Tuesday started with an entertaining breakfast. To everyone's surprise, the troop has a recruit with great musical talent. Recruit York brought his acoustic guitar in, and played a song for us. He played a Johnny Cash song, and did it some serious justice. His guitar and singing were beyond what anyone of us could have pictured, and it was hard to hold back our smiles and applause. After Recruit York's musical performance, it was off to the classroom for instruction. We spent all day in the classroom, however, there was not one moment that wasn't captivating. Lt. Scott came in to teach us about high speed pursuits, which of course, kept the attention of the troop very easily. We went over policies regarding high speed pursuits, and discussed scenarios when they are appropriate and others when they should not be used. The troop learned how one must evaluate and weigh the risks of pursuit, and if those risks don't outweigh the risk of not pursing a subject, it's not worth putting self and others in harm's way. Lt. Scott showed us many videos of pursuits, and we analyzed what we saw. In our discussion there were comments made about how important driving skills are in regards to high speed pursuits, and how we would be given time to practice such skills. Hearing this, sparked even more anticipation, as we were then under the impression that we would be headed to EVOC sometime before graduation. Little did we know we would be given that opportunity sooner than we thought.

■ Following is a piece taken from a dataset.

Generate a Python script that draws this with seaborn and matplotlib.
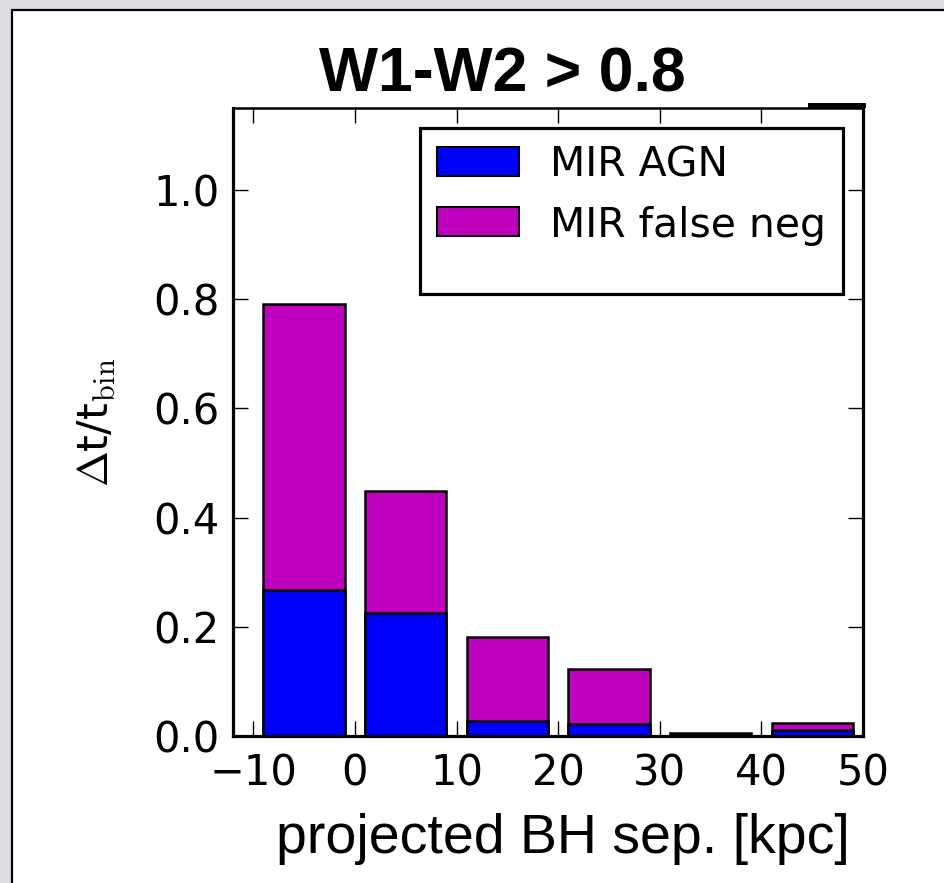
import matplotlib
matplotlib.use("Agg")
import matplotlib.pyplot as plt
import seaborn as sns
import numpy as np
from matplotlib.patches import Patch, Rectangle
from matplotlib.lines import Line2D
from matplotlib.legend_handler import HandlerPatch

# ---- data ----
bin_centers = [-5, 5, 15, 25, 35, 45]
mir_agn = [0.267, 0.225, 0.027, 0.022, 0.002, 0.011]
mir_false_neg = [0.524, 0.224, 0.154, 0.101, 0.003, 0.013]
xtick_values = [-10, 0, 10, 20, 30, 40, 50]
xtick_labels = ["\u221210", "0", "10", "20", "30", "40", "50"]
ytick_values = [0.0, 0.2, 0.4, 0.6, 0.8, 1.0]
ytick_labels = ["0.0", "0.2", "0.4", "0.6", "0.8", "1.0"]
series_labels = ["MIR AGN", "MIR false neg"]
title_text = "W1-W2 > 0.8"
xlabel_text = "projected BH sep. [kpc]"
ylabel_text = r"$\Delta$t/t$_{\rm bin}$"

totals = [a + b for a, b in zip(mir_agn, mir_false_neg)]

sns.set_style("white")
plt.rcParams["font.family"] = ["DejaVu Sans"]
plt.rcParams["mathtext.fontset"] = "cm"
plt.rcParams["text.color"] = "black"
plt.rcParams["axes.labelcolor"] = "black"
plt.rcParams["xtick.color"] = "black"
plt.rcParams["ytick.color"] = "black"

W, H = 944, 883
fig = plt.figure(figsize=(W / 100, H / 100), dpi=100)
fig.patch.set_facecolor("#dcdde0")
fig.patches.append(Rectangle((12 / W, -0.1), 1.2, 1 - 10 / H + 0.1,
                             transform=fig.transFigure, facecolor="white",
                             edgecolor="black", linewidth=1.6, zorder=-10))

ax = fig.add_axes([233 / W, 1 - 736 / H, 630 / W, 628 / H])
ax.set_zorder(1)
ax.set_facecolor("white")

blue = "#0000ff"
magenta = "#bf00bf"

sns.barplot(x=bin_centers, y=totals, native_scale=True, color=magenta,
            saturation=1, edgecolor="black", linewidth=1.8, width=0.8,
            errorbar=None, ax=ax)
sns.barplot(x=bin_centers, y=mir_agn, native_scale=True, color=blue,
            saturation=1, edgecolor="black", linewidth=1.8, width=0.8,
            errorbar=None, ax=ax)

ax.set_xlim(-12, 50)
ax.set_ylim(0, 1.15)
ax.set_xticks(xtick_values)
ax.set_xticklabels(xtick_labels)
ax.set_yticks(ytick_values)
ax.set_yticklabels(ytick_labels)
ax.tick_params(axis="both", which="major", direction="in", length=11,
               width=1.0, color="black", labelsize=30, labelcolor="black",
               top=True, right=True, bottom=True, left=True)
ax.tick_params(axis="y", pad=9.5)
ax.tick_params(axis="x", pad=12)

for side in ["left", "bottom", "right"]:
    ax.spines[side].set_visible(True)
    ax.spines[side].set_color("black")
    ax.spines[side].set_linewidth(2.3)
ax.spines["top"].set_visible(True)
ax.spines["top"].set_color("black")
ax.spines["top"].set_linewidth(1.8)
# thicker top-right spine segment, as in the reference
ax.add_line(Line2D([(810 - 233) / 630, 1.0], [1.004, 1.004],
                   transform=ax.transAxes, color="black", linewidth=3.6,
                   clip_on=False, solid_capstyle="projecting", zorder=5))

ax.set_xlabel(xlabel_text, fontsize=40, family="Liberation Sans", color="black")
ax.xaxis.set_label_coords((563 - 233) / 630, -0.122)
ax.set_ylabel(ylabel_text, fontsize=31, va="center", color="black")
ax.yaxis.set_label_coords((97 - 233) / 630, 0.5)

fig.text(502 / W, 1 - 92 / H, title_text, ha="center", va="baseline",
         family="Liberation Sans", weight="bold", fontsize=45, color="black")

LEG_FS = 29.4
BOX_H = 0.72 * LEG_FS  # visible handle box height, points


def tall_patch(legend, orig_handle, xdescent, ydescent, width, height, fontsize):
    extra = (BOX_H - height) / 2.0
    return Rectangle((-xdescent, -ydescent - extra), width, height + 2 * extra)


handles = [Patch(facecolor=blue, edgecolor="black", linewidth=1.5, label=series_labels[0]),
           Patch(facecolor=magenta, edgecolor="black", linewidth=1.5, label=series_labels[1]),
           Patch(facecolor="none", edgecolor="none", label=" ")]
leg = ax.legend(handles=handles, loc="upper left",
                bbox_to_anchor=((420 - 233) / 630, (736 - 128) / 628),
                borderaxespad=0, fontsize=LEG_FS, frameon=True, fancybox=False,
                shadow=False, handlelength=2.0, handleheight=0.15,
                labelspacing=0.5, handletextpad=0.76, borderpad=0.42,
                handler_map={Patch: HandlerPatch(patch_func=tall_patch)})
frame = leg.get_frame()
frame.set_edgecolor("black")
frame.set_linewidth(2.3)
frame.set_facecolor("white")
frame.set_alpha(1)
for t in leg.get_texts():
    t.set_color("black")
leg.get_texts()[2].set_fontsize(1)
# make the empty third legend row short (reference legend has a short blank row)
try:
    col = leg._legend_handle_box.get_children()[0]
    third_handlebox = col.get_children()[2].get_children()[0]
    third_handlebox.height = 7.5
    third_handlebox.ydescent = 0
except Exception:
    pass

fig.savefig("out.png", dpi=100, facecolor=fig.get_facecolor())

The next morning after breakfast, again we were told to gather our flashlights, traffic vests, and sunglasses. This time, the troop leader was told we would be taking the EVOC cars to the Norridgewock Airport. It was difficult to curb our enthusiasm, as we gathered everything we needed and packed into the EVOC cars. We drove out to the airport and were met by a team of incredible instructors. Each instructor had a long list of service, experience, and training. They were very knowledgeable and model drivers, demonstrating how to make the car perform to its maximum potential. We were very lucky to have so many instructors to help us, as the ratio was one-to-one. We each had our own EVOC car to use and an instructor in the passenger seat as we went through various exercises. We drove from morning till after dark, pushing the EVOC vehicles to give us every ounce of performance we could get out of them. The course included drills like the serpentine, collision avoidance and evasive maneuvers, turning on a violator, and advanced to high speed pursuits, high speed cornering, and nighttime pursuits. In just two days, the troop learned more than we could have hoped to know, and it was very noticeable how much our skills had improved.
Our week ended with more valuable classroom instruction. We were met by Trooper Stedman who talked to us about property crimes, and how they are a significant portion of crimes we will be dealing with. Trooper Stedman helped us understand how we can approach these crimes, and how we can better assist the public.
Week six was one more long and difficult week down for the 63RD Recruit Training Troop. With only two weeks left, there is much more to cover. The train is close to the station, but the station just so happens to be up one incredibly steep hill, and the train weighs ten tons... and the tracks are rusted. There will be no coasting these next two weeks; rest assured, we will be tired, we will be sore, challenged, and stressed…. And thank God for that, for we wouldn't want it any other way.